Peek-a-Zoo by Marie Torres Cimarusti
Publisher: Dutton Juvenile
Activities that build on the ideas in Peek-a-Zoo
1) Take out several familiar objects like a shoe, a hat, a spoon, and a crayon. Put a washcloth or dish towel over one of them and use the book’s text to begin a game: “Guess who? Peek-a-____.”
Slowly pull off the washcloth, showing just one part of the object at a time. Pause before you say the name of the object to see if your child will label it. Then see if your child would like a turn playing “Peek-a-___” with the washcloth.
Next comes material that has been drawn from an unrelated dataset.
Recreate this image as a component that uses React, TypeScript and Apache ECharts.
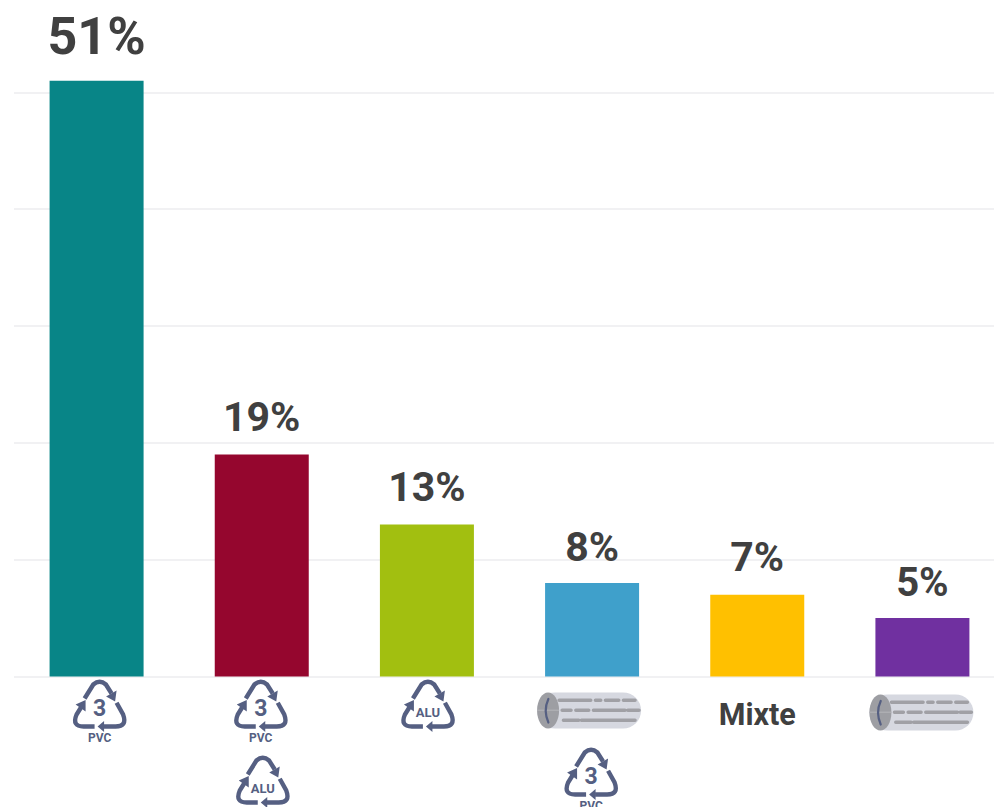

2) Take turns playing hide-and-go-seek with your young toddler. Hide somewhere that your child can easily find you—such as behind a chair or under a blanket. When your child is looking for you, you can say, “Peek-a-boo, where am I?” Then see if your toddler would like a turn. Turn-taking games help toddlers learn to cooperate, and hide-and-go-seek teaches problem solving.
3) Play peek-a-bear with your toddler. Using one of your child’s stuffed animals, take turns hiding this object somewhere in the room (leaving part of its body peeking out). Games like this teach your child how to take turns and also help develop problem-solving skills.
4) Hide a small plastic animal or other child-safe object inside some play dough or homemade salt-dough and have your child dig it out with his fingers. This kind of activity helps build problem-solving skills and exercises the muscles in his fingers and hands that will help with writing later on.
5) Give your child a pair of child-safe scissors and some paper she can snip. Show her how to hold them and assist in whatever way she needs, providing close supervision. At this age, rather than cutting a line, toddlers are just learning how to hold the scissors and snip with them. This activity is also very helpful in building the skills necessary for later writing.